On Friday, Dostum said he expected Kunduz to surrender by the end of the weekend. In preparation, alliance troops moved Saturday within 1.5 miles of the city limits, spokesman Ashraf Nadeem said by satellite telephone.

''It has almost collapsed,'' Nadeem said of Kunduz.

In other developments Saturday:

n At least eight U.S. bombs exploded on Pakistani territory during a raid on Taliban positions along the mountainous frontier with Afghanistan, witnesses and local officials said. There were no deaths or injuries on the Pakistan side but at least 13 Afghans were killed and two others injured on their side of the border, a local resident said. The reports could not be independently confirmed and the Pentagon had no immediate comment.
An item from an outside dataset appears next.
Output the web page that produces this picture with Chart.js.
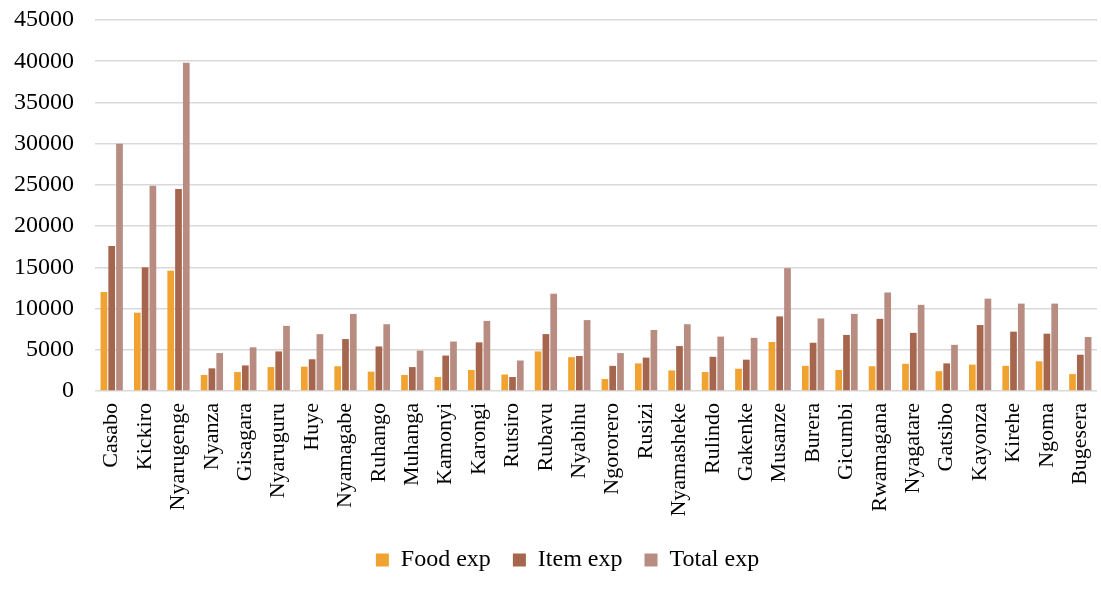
<!DOCTYPE html>
<html>
<head>
<meta charset="utf-8">
<script src="https://cdn.jsdelivr.net/npm/chart.js@4.4.1/dist/chart.umd.min.js"></script>
<style>
html,body{margin:0;padding:0;background:#fff;}
#wrap{width:1101px;height:590px;position:relative;}
</style>
</head>
<body>
<div id="wrap"><canvas id="c" width="1101" height="590"></canvas></div>
<script>
const categories = ["Casabo","Kickiro","Nyarugenge","Nyanza","Gisagara","Nyaruguru","Huye","Nyamagabe","Ruhango","Muhanga","Kamonyi","Karongi","Rutsiro","Rubavu","Nyabihu","Ngororero","Rusizi","Nyamasheke","Rulindo","Gakenke","Musanze","Burera","Gicumbi","Rwamagana","Nyagatare","Gatsibo","Kayonza","Kirehe","Ngoma","Bugesera"];
const foodExp = [12000,9500,14600,1950,2300,2900,2950,3000,2350,1950,1700,2550,2000,4800,4100,1450,3350,2500,2300,2700,5950,3050,2550,3000,3300,2400,3200,3050,3600,2050];
const itemExp = [17600,15000,24500,2750,3100,4800,3850,6300,5400,2900,4300,5900,1700,6900,4250,3050,4050,5450,4150,3800,9050,5850,6800,8750,7050,3350,8000,7200,6950,4400];
const totalExp = [30000,24900,39800,4600,5300,7900,6900,9350,8100,4900,6000,8500,3700,11800,8600,4600,7400,8100,6600,6450,14900,8800,9350,11950,10450,5600,11200,10600,10600,6550];
const seriesNames = ["Food exp","Item exp","Total exp"];
const yTicks = [0,5000,10000,15000,20000,25000,30000,35000,40000,45000];

const FONT = "'Liberation Serif','Times New Roman',serif";
Chart.defaults.font.family = FONT;
Chart.defaults.color = '#000';

const legendShift = {
  id: 'legendShift',
  afterLayout(chart) {
    if (chart.legend) { chart.legend.left += 19; chart.legend.right += 19; }
  }
};

new Chart(document.getElementById('c'), {
  type: 'bar',
  data: {
    labels: categories,
    datasets: [
      {label: seriesNames[0], data: foodExp, backgroundColor: '#F0A331'},
      {label: seriesNames[1], data: itemExp, backgroundColor: '#A5664D'},
      {label: seriesNames[2], data: totalExp, backgroundColor: '#B88C80'}
    ]
  },
  plugins: [legendShift],
  options: {
    responsive: false,
    animation: false,
    devicePixelRatio: 1,
    layout: {padding: {top: 20, right: 4, bottom: 8, left: 0}},
    datasets: {bar: {barPercentage: 0.86, categoryPercentage: 0.7, borderWidth: 0}},
    plugins: {
      legend: {
        position: 'bottom',
        labels: {
          boxWidth: 13, boxHeight: 13, padding: 22,
          font: {size: 24, family: FONT}, color: '#000'
        }
      },
      tooltip: {enabled: false}
    },
    scales: {
      x: {
        grid: {display: false, drawTicks: false},
        border: {display: false},
        ticks: {
          minRotation: 90, maxRotation: 90, autoSkip: false, padding: 12,
          font: {size: 22, family: FONT}, color: '#000'
        },
        afterFit: (s) => { s.height = 135; s.paddingLeft = 0; s.paddingRight = 0; }
      },
      y: {
        min: 0, max: 45000,
        afterBuildTicks: (s) => { s.ticks = yTicks.map(v => ({value: v})); },
        grid: {color: '#d9d9d9', lineWidth: 1.5, drawTicks: false},
        border: {display: false},
        ticks: {padding: 21, font: {size: 24, family: FONT}, color: '#000',
                callback: (v) => String(v)},
        afterFit: (s) => { s.width = 95; s.paddingTop = 0; s.paddingBottom = 0; }
      }
    }
  }
});
</script>
</body>
</html>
n Afghan factions meeting in Germany on Tuesday will try to set up a 15-member council as the basis for a new interim government, German special envoy Hans-Joachim Daerr said. The meeting is considered the first step toward rebuilding Afghanistan after more than 20 years of war.

n Thousands of mourners packed the cathedral in Catania, Sicily, for the funeral of Italian journalist Maria Grazia Cutuli who was killed Monday along with three colleagues on the road from Jalalabad to Kabul.

n A Pakistani official who spoke on condition of anonymity said about 800 U.S. troops were in Pakistan for ''offensive operations'' against the Taliban and al-Qaida. Pakistan initially said U.S. troops were on its soil only for search and rescue operations.

Following summary executions allegedly committed by the northern alliance in Mazar-e-Sharif and Kabul, foreigners fighters in Kunduz had insisted on security guarantees. Dostum promised they would be protected and tried before Islamic courts in Afghanistan.

Foreign fighters were keen to surrender to Dostum, a former general in the pro-Communist Afghan army, rather than fall into the hands of Shiite Muslims in the alliance. Many of the Shiites were seeking revenge for massacres committed by the Taliban and its allies against members of their religious minority.

Afghan Taliban defectors received a warmer reception. They poured out of Kunduz atop tanks, pickup trucks and taxis -- the barrels of their rifles sticking out of the windows.

One group of 70 men surrendered with their commander, Mullah Bakhi, according to alliance spokesman Nadeem.

Despite the euphoria, alliance commanders prepared to do battle if hard-liners refused to give up.

''Bring up the tanks and troops to go into Kunduz,'' alliance Gen. Daoud Khan shouted at his fighters. ''If the foreigners fight you, fight.'' Tanks, multiple rocket launchers and truckloads of soldiers rolled forward, horns blaring.

Pakistan's president, Gen. Pervez Musharraf, has repeatedly appealed to the United States and Britain to prevent massacres of Pakistani fighters, many of whom went to Afghanistan after the bombing campaign began. Khan claimed Pakistani fighters fled Kunduz by plane. A spokesman for the U.S. military -- which controls Afghanistan's airspace -- said there was nothing to indicate any such evacuation.

Pakistan, which supports the U.S.-led war on terrorism, denied that any Pakistani plane had flown into Afghanistan since the start of the air campaign.

Although the alliance controls most of Afghanistan, pockets of resistance remain. Fighting continued in the village of Maidan Shahr near Kabul, and reportedly in Helmand province, one of the few areas under the Islamic militia's control.